Moreno is one of the 120 international students who are enrolled at UVI and who also face challenges on campus. Even students from other neighboring Caribbean islands have expressed some issues that they face. Candace Samuel, a Kittitian, is one such student.
“As international students, we have to wait for a whole year to get approval to work on campus and then we have to wait to be processed by Social Security,” she said. “When I was approached by the Science Department to be a peer instructor for Science 100, I readily agreed and when I began the employment process, it appeared that Mary Myers, program specialist II counseling and placement wasn’t very receptive about having international students work on campus. However, I went through the process and now I’m employed.”
Her sentiments were echoed by another Kittitian student, Andrea Wilson.
“Students have to wait a year before they can get a job on campus and even when they are enrolled for a year, they still can’t source an on-campus job. Also, it’s very seldom that international students get selected for jobs at the Access and Enrollment office or the library; they mostly get jobs as RAs,” she said.
Another gripe for Samuel is that there are not enough scholarships for international students.
“Some of the scholarships don’t apply to us. Most of them are for permanent residents or U.S. citizens. I think UVI can offer more scholarships for international students,” she said.
Lack of communication is an issue for Lyncia Dore, a student from St. Kitts who is majoring in education.
“You have to go up and down to get information. It’s like a back and forth when you’re trying to find out information. You go to one office that you think should have the information you’re looking for, they send you to another office and that office refers you to the office you’ve already been to. Information is not readily available. I think they need an office to deal with the affairs of international students,” she said.

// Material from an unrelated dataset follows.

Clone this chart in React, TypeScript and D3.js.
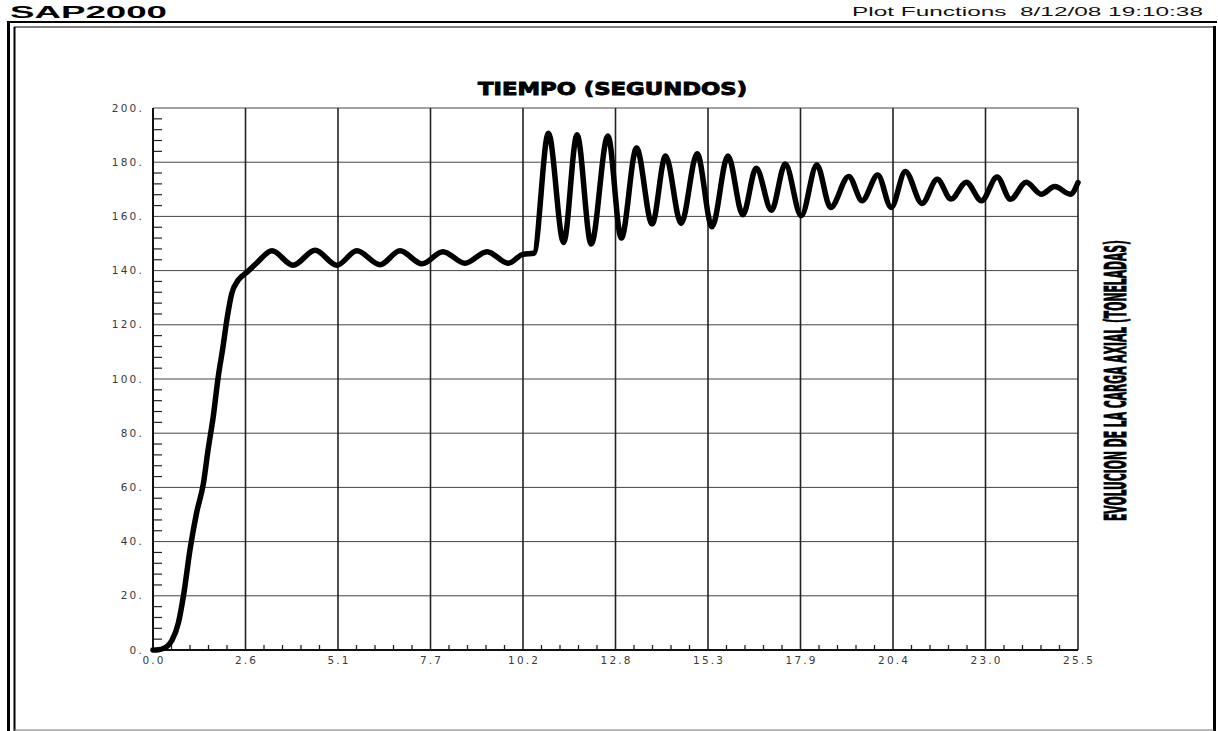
import React from "react";
import * as d3 from "d3";

// ---- data ----
const timeSec: number[] = [
  0, 0.15, 0.29, 0.4, 0.52, 0.7, 0.84, 1.02, 1.2, 1.39, 1.52, 1.66, 1.8, 1.92, 2.05, 2.17, 2.35, 2.58, 2.86,
  3.28, 3.86, 4.47, 5.07, 5.62, 6.26, 6.81, 7.42, 7.99, 8.6, 9.21, 9.79, 10.2, 10.5,
  10.9, 11.32, 11.69, 12.08, 12.54, 12.91, 13.33, 13.76, 14.13, 14.56, 15.0, 15.41, 15.85, 16.26,
  16.63, 17.05, 17.43, 17.87, 18.3, 18.68, 19.18, 19.55, 19.98, 20.35, 20.74, 21.2, 21.62, 22.0,
  22.42, 22.84, 23.27, 23.64, 24.07, 24.49, 24.86, 25.29, 25.5,
];
const axialLoad: number[] = [
  0, 0.1, 0.6, 1.5, 3.5, 10, 20, 37, 50.5, 61.5, 74, 86, 101, 111, 123, 131.5, 136.5, 139.3, 142.8,
  147.3, 142.0, 147.5, 142.0, 147.3, 142.2, 147.3, 142.5, 147.0, 142.7, 147.0, 142.7, 146.0, 146.4,
  190.7, 150.4, 190.1, 149.8, 189.7, 152.0, 185.2, 157.2, 182.3, 157.4, 183.1, 156.2, 182.3, 160.6,
  177.8, 162.3, 179.3, 160.2, 179.0, 163.3, 174.7, 165.8, 175.3, 163.3, 176.6, 164.8, 173.7, 166.4,
  172.6, 165.8, 174.5, 166.3, 172.6, 168.2, 171.0, 168.2, 172.5,
];
const xTickValues: number[] = [0, 2.55, 5.1, 7.65, 10.2, 12.75, 15.3, 17.85, 20.4, 22.95, 25.5];
const xTickLabels: string[] = ["0.0", "2.6", "5.1", "7.7", "10.2", "12.8", "15.3", "17.9", "20.4", "23.0", "25.5"];
const yTickValues: number[] = [0, 20, 40, 60, 80, 100, 120, 140, 160, 180, 200];
const yTickLabels: string[] = ["0.", "20.", "40.", "60.", "80.", "100.", "120.", "140.", "160.", "180.", "200."];

const headerLeft = "SAP2000";
const headerRight = "Plot Functions  8/12/08 19:10:38";
const xTitle = "TIEMPO (SEGUNDOS)";
const yTitle = "EVOLUCION DE LA CARGA AXIAL (TONELADAS)";

export default function App() {
  const W = 1218;
  const H = 731;
  const left = 153, right = 1078, top = 108, bottom = 650;

  const x = d3.scaleLinear().domain([0, 25.5]).range([left, right]);
  const y = d3.scaleLinear().domain([0, 200]).range([bottom, top]);

  const pts: [number, number][] = timeSec.map((t, i) => [t, axialLoad[i]]);
  const line = d3
    .line<[number, number]>()
    .x((d) => x(d[0]))
    .y((d) => y(d[1]))
    .curve(d3.curveMonotoneX);

  // minor ticks: 4 between each major
  const xMinor: number[] = [];
  for (let i = 0; i < xTickValues.length - 1; i++) {
    const a = xTickValues[i], b = xTickValues[i + 1];
    for (let k = 1; k < 5; k++) xMinor.push(a + ((b - a) * k) / 5);
  }
  const yMinor: number[] = [];
  for (let i = 0; i < yTickValues.length - 1; i++) {
    const a = yTickValues[i], b = yTickValues[i + 1];
    for (let k = 1; k < 5; k++) yMinor.push(a + ((b - a) * k) / 5);
  }

  const tickFont = "'DejaVu Sans', Arial, sans-serif";

  return (
    <svg
      width={W}
      height={H}
      style={{ position: "absolute", left: 0, top: 0, display: "block", background: "#fff" }}
    >
      <rect x={0} y={0} width={W} height={H} fill="#fff" />
      {/* header */}
      <text
        x={10}
        y={18}
        fontFamily="'Liberation Sans', Arial, sans-serif"
        fontWeight="bold"
        fontSize={16.5}
        textLength={157}
        lengthAdjust="spacingAndGlyphs"
        fill="#000"
      >
        {headerLeft}
      </text>
      <text
        x={852}
        y={16}
        fontFamily="'Liberation Sans', Arial, sans-serif"
        fontSize={12.5}
        textLength={351}
        lengthAdjust="spacingAndGlyphs"
        fill="#111"
        style={{ whiteSpace: "pre" }}
      >
        {headerRight}
      </text>

      {/* frame */}
      <line x1={7} x2={1217} y1={22} y2={22} stroke="#000" strokeWidth={2} />
      <line x1={8.5} x2={8.5} y1={21} y2={731} stroke="#000" strokeWidth={3} />
      <line x1={14} x2={1213} y1={27} y2={27} stroke="#000" strokeWidth={1} />
      <line x1={14.5} x2={14.5} y1={27} y2={731} stroke="#000" strokeWidth={2} />
      <line x1={1214.5} x2={1214.5} y1={26} y2={731} stroke="#000" strokeWidth={3} />
      <line x1={14} x2={1214} y1={730} y2={730} stroke="#777" strokeWidth={1} />

      {/* horizontal grid */}
      {yTickValues.map((v) => (
        <line key={"hg" + v} x1={left} x2={right} y1={y(v)} y2={y(v)} stroke="#444" strokeWidth={1} />
      ))}
      {/* vertical grid */}
      {xTickValues.map((v) => (
        <line key={"vg" + v} x1={x(v)} x2={x(v)} y1={top} y2={bottom} stroke="#222" strokeWidth={1.6} />
      ))}
      {/* minor ticks */}
      {xMinor.map((v, i) => (
        <line key={"xm" + i} x1={x(v)} x2={x(v)} y1={bottom} y2={bottom - 5} stroke="#222" strokeWidth={1.3} />
      ))}
      {yMinor.map((v, i) => (
        <line key={"ym" + i} x1={left} x2={left + 9} y1={y(v)} y2={y(v)} stroke="#222" strokeWidth={1.2} />
      ))}
      {/* axes */}
      <line x1={left} x2={left} y1={top} y2={bottom} stroke="#111" strokeWidth={2} />
      <line x1={left} x2={right} y1={bottom} y2={bottom} stroke="#111" strokeWidth={2} />

      {/* tick labels */}
      {yTickValues.map((v, i) => (
        <text
          key={"yl" + v}
          x={144}
          y={y(v)}
          dy="0.35em"
          textAnchor="end"
          fontFamily={tickFont}
          fontSize={10.5}
          letterSpacing={2.2}
          fill="#3a3a3a"
        >
          {yTickLabels[i]}
        </text>
      ))}
      {xTickValues.map((v, i) => (
        <text
          key={"xl" + v}
          x={x(v) + 1.1}
          y={664}
          textAnchor="middle"
          fontFamily={tickFont}
          fontSize={10.5}
          letterSpacing={2.2}
          fill="#3a3a3a"
        >
          {xTickLabels[i]}
        </text>
      ))}

      {/* titles */}
      <text
        x={478}
        y={95}
        fontFamily="'DejaVu Sans', Arial, sans-serif"
        fontWeight="bold"
        fontSize={17}
        textLength={269}
        lengthAdjust="spacingAndGlyphs"
        fill="#000"
        stroke="#000"
        strokeWidth={0.9}
      >
        {xTitle}
      </text>
      <text
        transform="translate(1126,521) rotate(-90) scale(1,2.3)"
        x={0}
        y={0}
        fontFamily="'DejaVu Sans Condensed', 'DejaVu Sans', Arial, sans-serif"
        fontWeight="bold"
        fontSize={13}
        textLength={281}
        lengthAdjust="spacingAndGlyphs"
        fill="#000"
        stroke="#000"
        strokeWidth={0.4}
      >
        {yTitle}
      </text>

      {/* data curve */}
      <path d={line(pts) || ""} fill="none" stroke="#000" strokeWidth={5.5} strokeLinejoin="round" strokeLinecap="round" />
    </svg>
  );
}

Unlike some universities on the mainland that have an Office of International Affairs that helps international students to adjust to their new environment and fosters a vibrant international community, UVI has a Coordinator of International Services. Barbara Todman holds that position on the St. Thomas campus.
Todman confirmed that international students are required to wait for one year before they can be hired on campus by the Placement Office. She said, however, that although not all divisions hire international students, there are some departments that do hire them.

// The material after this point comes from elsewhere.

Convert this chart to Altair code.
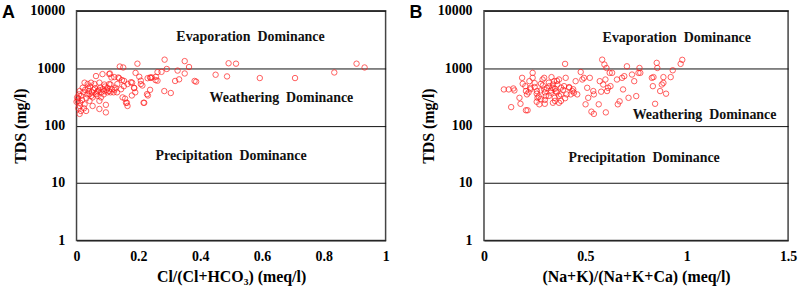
import altair as alt
import pandas as pd

# ---------------- Panel A data: Cl/(Cl+HCO3) vs TDS ----------------
a_x = [0.906, 0.932, 0.834, 0.707, 0.593, 0.516, 0.492, 0.487, 0.45, 0.387, 0.382, 0.364,
       0.35, 0.35, 0.332, 0.327, 0.319, 0.305, 0.284, 0.285, 0.292, 0.275, 0.262, 0.262,
       0.257, 0.244, 0.238, 0.23, 0.238, 0.231, 0.217, 0.213, 0.208, 0.203, 0.197, 0.191,
       0.187, 0.179, 0.176, 0.163, 0.157, 0.153, 0.151, 0.14, 0.147, 0.135, 0.132, 0.123,
       0.113, 0.108, 0.106,
       0.063, 0.084, 0.106, 0.122, 0.138, 0.154, 0.036, 0.026, 0.02, 0.047, 0.058, 0.074,
       0.09, 0.1, 0.11, 0.126, 0.144, 0.165, 0.18, 0.186, 0.004, 0.01, 0.015, 0.01, 0.01,
       0.026, 0.031, 0.042, 0.042, 0.052, 0.052, 0.063, 0.069, 0.074, 0.074, 0.079, 0.09,
       0.095, 0.095, 0.11, 0.131, 0.149, 0.16, 0.165, 0.19, 0.208, 0.219, 0.228, 0.24, 0.256,
       0.005, 0.008, 0.012, 0.018, 0.022, 0.028, 0.032, 0.035, 0.038, 0.04, 0.044, 0.048,
       0.05, 0.055, 0.06, 0.065, 0.068, 0.072, 0.077, 0.08, 0.085, 0.088, 0.092, 0.097,
       0.1, 0.105, 0.115, 0.12, 0.0, 0.002, 0.006, 0.014, 0.024]
a_tds = [1200, 1030, 843, 674, 674, 1200, 1220, 720, 770, 583, 600, 1050,
         1330, 810, 640, 910, 600, 370, 400, 1410, 970, 865, 855, 606,
         710, 690, 690, 670, 420, 335, 250, 500, 606, 710, 1200, 830,
         450, 335, 570, 250, 295, 485, 1030, 1070, 622, 690, 530, 420,
         690, 810, 530,
         730, 790, 790, 700, 670, 600, 530, 560, 457, 560, 530, 560,
         520, 457, 520, 457, 430, 530, 560, 457, 270, 400, 330, 220, 160,
         235, 180, 353, 270, 220, 310, 353, 400, 270, 195, 310, 400,
         170, 230, 380, 380, 310, 250, 220, 380, 530, 250, 353, 680, 620,
         300, 350, 250, 280, 380, 420, 300, 350, 450, 400, 480, 330,
         380, 420, 450, 380, 330, 420, 460, 380, 430, 350, 480, 420,
         380, 400, 430, 380, 260, 310, 200, 180, 200]

# ---------------- Panel B data: (Na+K)/(Na+K+Ca) vs TDS ----------------
b_x = [0.098, 0.122, 0.145, 0.15, 0.134, 0.175, 0.18, 0.207, 0.215,
       0.188, 0.191, 0.204, 0.207, 0.212, 0.224, 0.229, 0.24, 0.24,
       0.261, 0.264, 0.273, 0.281, 0.289, 0.297, 0.297, 0.305,
       0.322, 0.33, 0.333, 0.338, 0.346, 0.349, 0.354, 0.362, 0.37, 0.37, 0.379,
       0.395, 0.4, 0.403, 0.408, 0.42, 0.428, 0.436, 0.444, 0.452, 0.46,
       0.477, 0.485, 0.493, 0.501, 0.509, 0.514, 0.522, 0.53, 0.542, 0.539, 0.542,
       0.566, 0.571, 0.578, 0.583, 0.588, 0.594, 0.599, 0.601, 0.604, 0.607, 0.612,
       0.62, 0.624, 0.632,
       0.656, 0.66, 0.669, 0.681, 0.686, 0.692, 0.705, 0.713, 0.73, 0.741, 0.751,
       0.762, 0.767, 0.771, 0.828, 0.833, 0.836, 0.844, 0.852, 0.855,
       0.869, 0.877, 0.885, 0.885, 0.898, 0.921, 0.931, 0.97, 0.978,
       0.22, 0.23, 0.25, 0.26, 0.27, 0.28, 0.29, 0.3, 0.31, 0.32, 0.33, 0.34, 0.35,
       0.36, 0.37, 0.38, 0.39, 0.3, 0.35, 0.4, 0.28, 0.32, 0.36, 0.25, 0.42, 0.44,
       0.26, 0.3, 0.34, 0.38]
b_tds = [427, 427, 444, 410, 210, 305, 240, 185, 185,
         680, 535, 487, 400, 350, 595, 456, 830, 680,
         400, 305, 235, 535, 636, 680, 427, 327,
         487, 374, 700, 456, 595, 305, 400, 520, 250, 636, 350,
         487, 1190, 680, 350, 456, 350, 400, 374, 595, 350,
         860, 636, 680, 235, 456, 305, 680, 175, 160, 400, 350,
         235, 595, 390, 1410, 520, 1160, 636, 170, 1010, 400, 456,
         830, 487, 830,
         636, 235, 265, 680, 427, 727, 1080, 305, 776, 595, 327,
         830, 1010, 830, 680, 487, 700, 240, 1240, 1010,
         400, 520, 555, 700, 360, 700, 920, 1190, 1400,
         380, 430, 470, 360, 320, 410, 500, 380, 450, 330, 410, 520, 440,
         380, 330, 460, 420, 280, 270, 300, 290, 560, 600, 550, 470, 430,
         260, 240, 250, 270]

# ---------------- Region labels ----------------
a_lab_x = [0.563, 0.663, 0.5]
a_lab_y = [3550, 300, 30]
b_lab_x = [0.951, 1.088, 0.79]
b_lab_y = [3400, 155, 27]
lab_text = ["Evaporation\u00a0 Dominance", "Weathering\u00a0 Dominance",
            "Precipitation\u00a0 Dominance"]

SERIF = "Liberation Serif"
SANS = "Liberation Sans"
Y_TICKS = [1, 10, 100, 1000, 10000]


def panel(xs, ys, lx, ly, xdom, xticks, xtitle, letter, w):
    df = pd.DataFrame({"x": xs, "tds": ys})
    lab = pd.DataFrame({"x": lx, "tds": ly, "t": lab_text})
    xenc = alt.X("x:Q",
                 scale=alt.Scale(domain=xdom, nice=False, zero=False),
                 axis=alt.Axis(values=xticks, format="~g", title=xtitle, grid=False,
                               ticks=False, domain=False, labelPadding=9, titlePadding=5,
                               labelFlush=False))
    yenc = alt.Y("tds:Q",
                 scale=alt.Scale(type="log", domain=[1, 10000], nice=False),
                 axis=alt.Axis(values=Y_TICKS, format="d", title="TDS (mg/l)",
                               grid=True, gridColor="#111111", gridWidth=1,
                               ticks=False, domain=False, labelPadding=12,
                               titlePadding=1, labelFlush=False))
    pts = alt.Chart(df).mark_point(shape="circle", filled=False, color="#ff1a1a",
                                   size=30, strokeWidth=1).encode(x=xenc, y=yenc)
    txt = alt.Chart(lab).mark_text(font=SERIF, fontWeight="bold", fontSize=14,
                                   color="#111111").encode(x="x:Q", y="tds:Q", text="t:N")
    let = alt.Chart(pd.DataFrame({"t": [letter]})).mark_text(
        font=SANS, fontWeight="bold", fontSize=18, align="left", baseline="alphabetic",
        color="black").encode(x=alt.value(-75), y=alt.value(7), text="t:N")
    return alt.layer(pts, txt, let).properties(width=w, height=231)


a = panel(a_x, a_tds, a_lab_x, a_lab_y, [0, 1], [0, 0.2, 0.4, 0.6, 0.8, 1],
          "Cl/(Cl+HCO\u2083) (meq/l)", "A", 311)
b = panel(b_x, b_tds, b_lab_x, b_lab_y, [0, 1.5], [0, 0.5, 1, 1.5],
          "(Na+K)/(Na+K+Ca) (meq/l)", "B", 306)

chart = alt.hconcat(a, b, spacing=18).properties(
    padding={"left": 1, "top": 2, "right": 5, "bottom": 2},
    background="white"
).configure_view(
    stroke="#444444", strokeWidth=1.5
).configure_axis(
    labelFont=SERIF, labelFontWeight="bold", labelFontSize=14, labelColor="black",
    titleFont=SERIF, titleFontWeight="bold", titleFontSize=16, titleColor="black"
)

chart.save("out.html", embed_options={"renderer": "svg", "actions": False})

“Whenever students come to me for help seeking employment, I send them to offices that do hire them, like the President’s Office, the Office of the Provost, Accounting, Reichhold Center and the Associate Vice President of Administration and Finance,” Todman said. “Some students are here for three or four years and they haven’t found work since they applied. So I tell them to go to speak with those employers, they set up with Ms. Myers in the Placement Office and she puts the paperwork through.”

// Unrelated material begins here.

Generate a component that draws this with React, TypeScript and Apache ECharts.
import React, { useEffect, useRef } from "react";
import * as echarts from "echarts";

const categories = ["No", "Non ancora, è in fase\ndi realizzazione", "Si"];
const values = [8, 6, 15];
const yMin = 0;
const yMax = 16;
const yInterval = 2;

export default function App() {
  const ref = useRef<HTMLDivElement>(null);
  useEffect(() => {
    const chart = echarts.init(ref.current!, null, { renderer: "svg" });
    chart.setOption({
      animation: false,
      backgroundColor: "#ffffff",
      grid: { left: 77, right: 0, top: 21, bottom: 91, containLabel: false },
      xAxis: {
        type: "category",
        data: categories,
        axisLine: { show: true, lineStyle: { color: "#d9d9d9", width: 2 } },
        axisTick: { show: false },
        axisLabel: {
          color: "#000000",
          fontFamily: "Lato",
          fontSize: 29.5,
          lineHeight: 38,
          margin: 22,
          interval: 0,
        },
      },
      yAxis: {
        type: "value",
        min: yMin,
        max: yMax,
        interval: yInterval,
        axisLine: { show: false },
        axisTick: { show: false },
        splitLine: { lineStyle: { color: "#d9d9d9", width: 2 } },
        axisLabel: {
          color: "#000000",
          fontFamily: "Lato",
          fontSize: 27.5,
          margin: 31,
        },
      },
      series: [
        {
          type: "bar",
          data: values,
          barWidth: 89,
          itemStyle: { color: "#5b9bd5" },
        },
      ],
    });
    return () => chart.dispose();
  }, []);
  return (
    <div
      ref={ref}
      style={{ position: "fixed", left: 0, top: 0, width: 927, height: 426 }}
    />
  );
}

Mary Myers holds the position of Program Specialist II Counseling and Placement Provost’s Office. Calls to her office were not returned.
International students cannot get paid out of federal funds, but if they are hired by a department on campus, that department must have disposable income to pay them, Todman said.
According to Todman, international students have other employment options, such as Optional Practical Training.
“They can do OPT for 12 months here in the Virgin Islands or on the mainland after they graduate,” she said.
The exact number of international students enrolled at UVI was not available. Todman recalls that in January, she processed about 123 international students on the St. Thomas campus alone.